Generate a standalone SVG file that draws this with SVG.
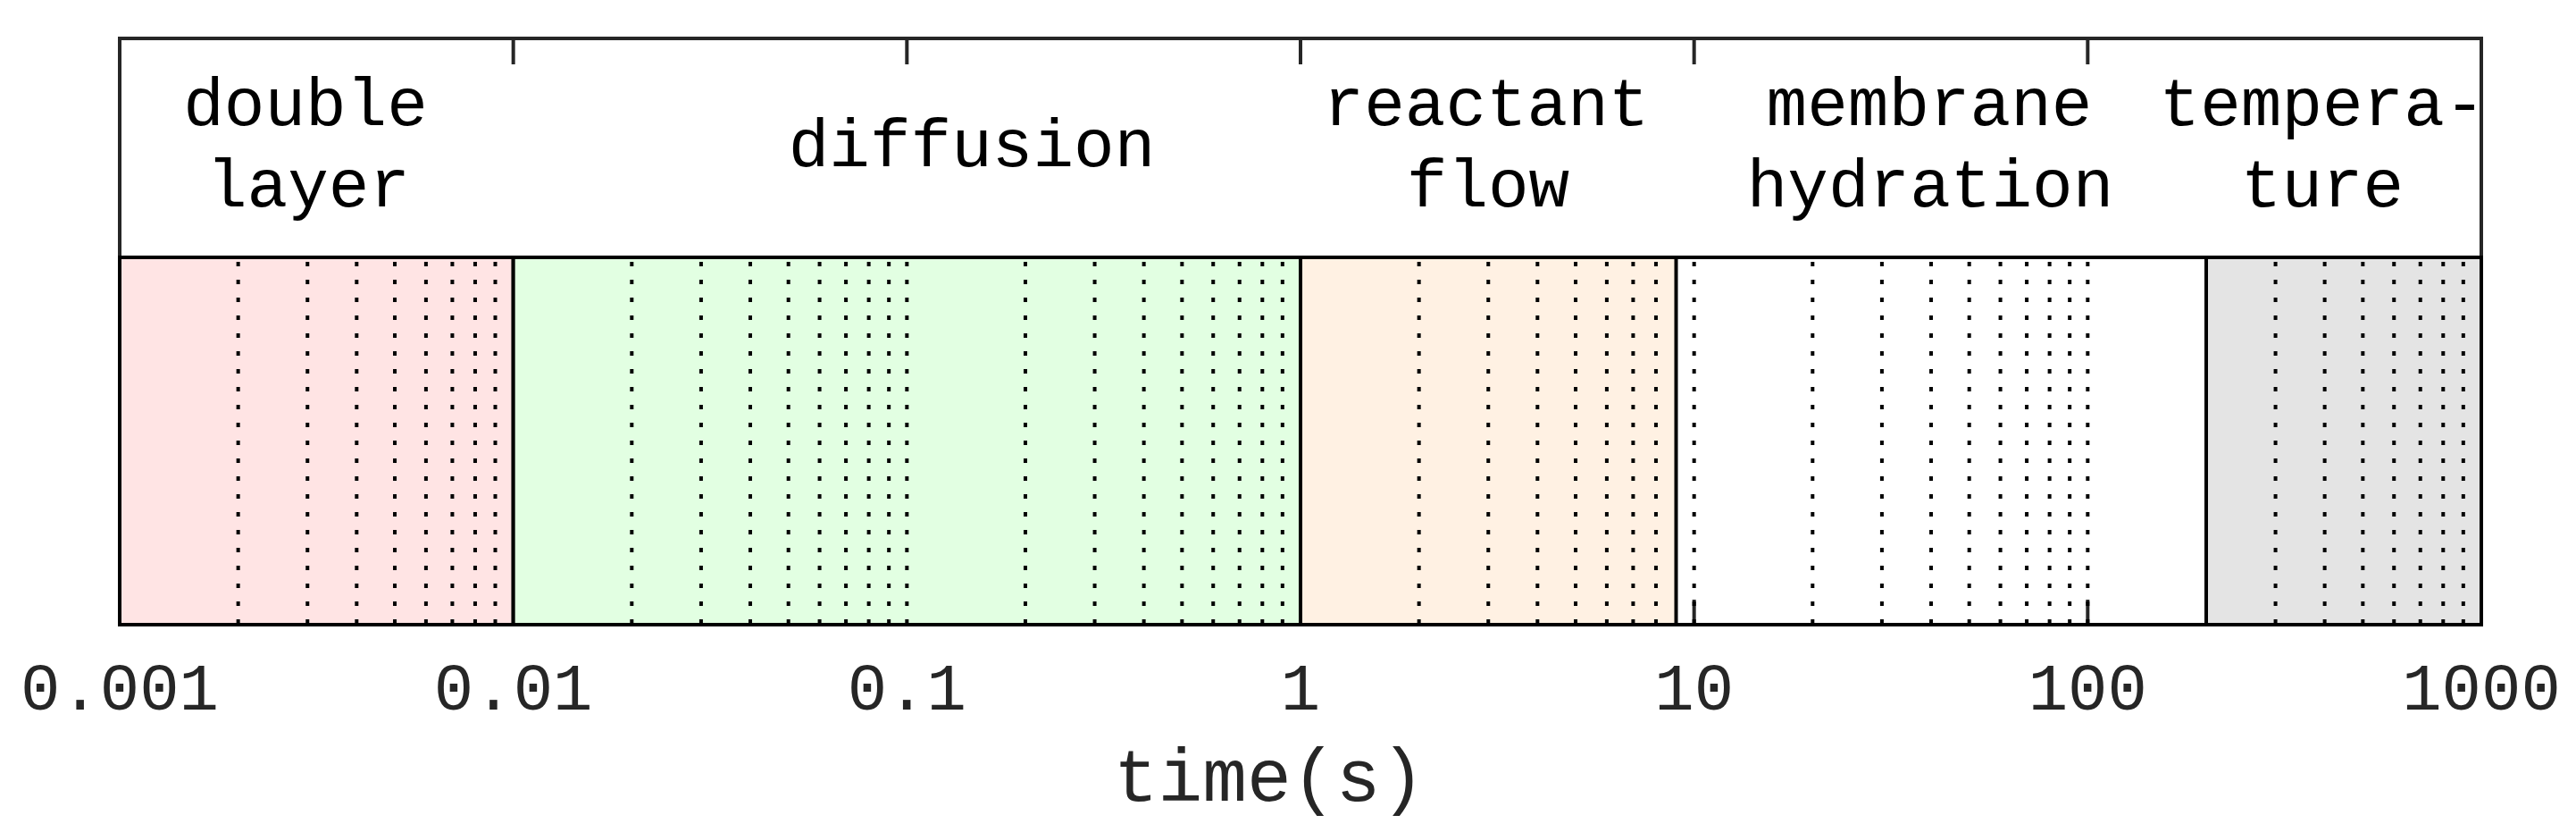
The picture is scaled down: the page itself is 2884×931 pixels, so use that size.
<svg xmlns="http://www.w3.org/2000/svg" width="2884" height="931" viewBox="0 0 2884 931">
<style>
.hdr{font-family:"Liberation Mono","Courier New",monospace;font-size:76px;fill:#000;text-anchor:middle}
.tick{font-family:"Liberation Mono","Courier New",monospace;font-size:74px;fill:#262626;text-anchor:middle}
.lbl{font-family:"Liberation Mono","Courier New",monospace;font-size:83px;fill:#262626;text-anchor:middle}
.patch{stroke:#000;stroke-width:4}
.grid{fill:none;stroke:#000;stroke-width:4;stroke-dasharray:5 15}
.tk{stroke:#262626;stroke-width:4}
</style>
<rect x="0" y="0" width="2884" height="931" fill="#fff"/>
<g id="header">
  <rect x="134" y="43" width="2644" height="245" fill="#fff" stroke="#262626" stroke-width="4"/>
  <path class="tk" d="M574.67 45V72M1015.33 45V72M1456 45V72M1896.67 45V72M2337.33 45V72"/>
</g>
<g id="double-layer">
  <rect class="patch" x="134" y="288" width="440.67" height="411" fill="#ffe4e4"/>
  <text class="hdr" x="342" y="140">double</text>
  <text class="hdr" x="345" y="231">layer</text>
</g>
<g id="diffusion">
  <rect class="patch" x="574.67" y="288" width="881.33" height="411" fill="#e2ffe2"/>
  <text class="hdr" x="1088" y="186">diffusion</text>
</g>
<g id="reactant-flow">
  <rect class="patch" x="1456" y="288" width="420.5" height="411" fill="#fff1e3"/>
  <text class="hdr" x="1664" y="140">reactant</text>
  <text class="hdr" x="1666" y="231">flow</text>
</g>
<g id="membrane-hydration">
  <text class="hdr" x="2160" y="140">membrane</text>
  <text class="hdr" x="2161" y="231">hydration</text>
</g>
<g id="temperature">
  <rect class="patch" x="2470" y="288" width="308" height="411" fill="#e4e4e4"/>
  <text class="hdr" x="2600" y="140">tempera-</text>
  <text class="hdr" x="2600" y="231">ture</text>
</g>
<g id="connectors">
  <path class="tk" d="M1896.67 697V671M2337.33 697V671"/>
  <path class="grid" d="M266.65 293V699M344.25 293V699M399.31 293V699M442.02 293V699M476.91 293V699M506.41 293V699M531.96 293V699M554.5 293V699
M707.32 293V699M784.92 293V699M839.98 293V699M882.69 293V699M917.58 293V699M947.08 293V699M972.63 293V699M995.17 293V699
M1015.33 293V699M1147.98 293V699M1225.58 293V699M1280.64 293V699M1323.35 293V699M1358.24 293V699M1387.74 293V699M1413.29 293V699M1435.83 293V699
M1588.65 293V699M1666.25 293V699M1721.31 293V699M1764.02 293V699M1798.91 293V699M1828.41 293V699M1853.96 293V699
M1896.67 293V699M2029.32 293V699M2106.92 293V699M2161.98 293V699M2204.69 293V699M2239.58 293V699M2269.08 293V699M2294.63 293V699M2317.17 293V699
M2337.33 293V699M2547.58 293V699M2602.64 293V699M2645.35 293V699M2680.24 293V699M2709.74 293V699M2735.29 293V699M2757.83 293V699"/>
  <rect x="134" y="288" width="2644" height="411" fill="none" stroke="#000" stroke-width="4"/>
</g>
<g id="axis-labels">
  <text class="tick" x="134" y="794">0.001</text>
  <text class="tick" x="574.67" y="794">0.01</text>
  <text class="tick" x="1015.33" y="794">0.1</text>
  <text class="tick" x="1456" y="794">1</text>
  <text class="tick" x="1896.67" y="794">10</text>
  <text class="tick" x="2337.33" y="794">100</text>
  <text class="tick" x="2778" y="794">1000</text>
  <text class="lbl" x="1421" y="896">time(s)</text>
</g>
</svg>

TASK DETAILS = Transcribe the material exactly, leaving every picture out.

WORKED ANSWER =
Generate a standalone SVG file that draws this with SVG.
The picture is scaled down: the page itself is 2884×931 pixels, so use that size.
<svg xmlns="http://www.w3.org/2000/svg" width="2884" height="931" viewBox="0 0 2884 931">
<style>
.hdr{font-family:"Liberation Mono","Courier New",monospace;font-size:76px;fill:#000;text-anchor:middle}
.tick{font-family:"Liberation Mono","Courier New",monospace;font-size:74px;fill:#262626;text-anchor:middle}
.lbl{font-family:"Liberation Mono","Courier New",monospace;font-size:83px;fill:#262626;text-anchor:middle}
.patch{stroke:#000;stroke-width:4}
.grid{fill:none;stroke:#000;stroke-width:4;stroke-dasharray:5 15}
.tk{stroke:#262626;stroke-width:4}
</style>
<rect x="0" y="0" width="2884" height="931" fill="#fff"/>
<g id="header">
  <rect x="134" y="43" width="2644" height="245" fill="#fff" stroke="#262626" stroke-width="4"/>
  <path class="tk" d="M574.67 45V72M1015.33 45V72M1456 45V72M1896.67 45V72M2337.33 45V72"/>
</g>
<g id="double-layer">
  <rect class="patch" x="134" y="288" width="440.67" height="411" fill="#ffe4e4"/>
  <text class="hdr" x="342" y="140">double</text>
  <text class="hdr" x="345" y="231">layer</text>
</g>
<g id="diffusion">
  <rect class="patch" x="574.67" y="288" width="881.33" height="411" fill="#e2ffe2"/>
  <text class="hdr" x="1088" y="186">diffusion</text>
</g>
<g id="reactant-flow">
  <rect class="patch" x="1456" y="288" width="420.5" height="411" fill="#fff1e3"/>
  <text class="hdr" x="1664" y="140">reactant</text>
  <text class="hdr" x="1666" y="231">flow</text>
</g>
<g id="membrane-hydration">
  <text class="hdr" x="2160" y="140">membrane</text>
  <text class="hdr" x="2161" y="231">hydration</text>
</g>
<g id="temperature">
  <rect class="patch" x="2470" y="288" width="308" height="411" fill="#e4e4e4"/>
  <text class="hdr" x="2600" y="140">tempera-</text>
  <text class="hdr" x="2600" y="231">ture</text>
</g>
<g id="connectors">
  <path class="tk" d="M1896.67 697V671M2337.33 697V671"/>
  <path class="grid" d="M266.65 293V699M344.25 293V699M399.31 293V699M442.02 293V699M476.91 293V699M506.41 293V699M531.96 293V699M554.5 293V699
M707.32 293V699M784.92 293V699M839.98 293V699M882.69 293V699M917.58 293V699M947.08 293V699M972.63 293V699M995.17 293V699
M1015.33 293V699M1147.98 293V699M1225.58 293V699M1280.64 293V699M1323.35 293V699M1358.24 293V699M1387.74 293V699M1413.29 293V699M1435.83 293V699
M1588.65 293V699M1666.25 293V699M1721.31 293V699M1764.02 293V699M1798.91 293V699M1828.41 293V699M1853.96 293V699
M1896.67 293V699M2029.32 293V699M2106.92 293V699M2161.98 293V699M2204.69 293V699M2239.58 293V699M2269.08 293V699M2294.63 293V699M2317.17 293V699
M2337.33 293V699M2547.58 293V699M2602.64 293V699M2645.35 293V699M2680.24 293V699M2709.74 293V699M2735.29 293V699M2757.83 293V699"/>
  <rect x="134" y="288" width="2644" height="411" fill="none" stroke="#000" stroke-width="4"/>
</g>
<g id="axis-labels">
  <text class="tick" x="134" y="794">0.001</text>
  <text class="tick" x="574.67" y="794">0.01</text>
  <text class="tick" x="1015.33" y="794">0.1</text>
  <text class="tick" x="1456" y="794">1</text>
  <text class="tick" x="1896.67" y="794">10</text>
  <text class="tick" x="2337.33" y="794">100</text>
  <text class="tick" x="2778" y="794">1000</text>
  <text class="lbl" x="1421" y="896">time(s)</text>
</g>
</svg>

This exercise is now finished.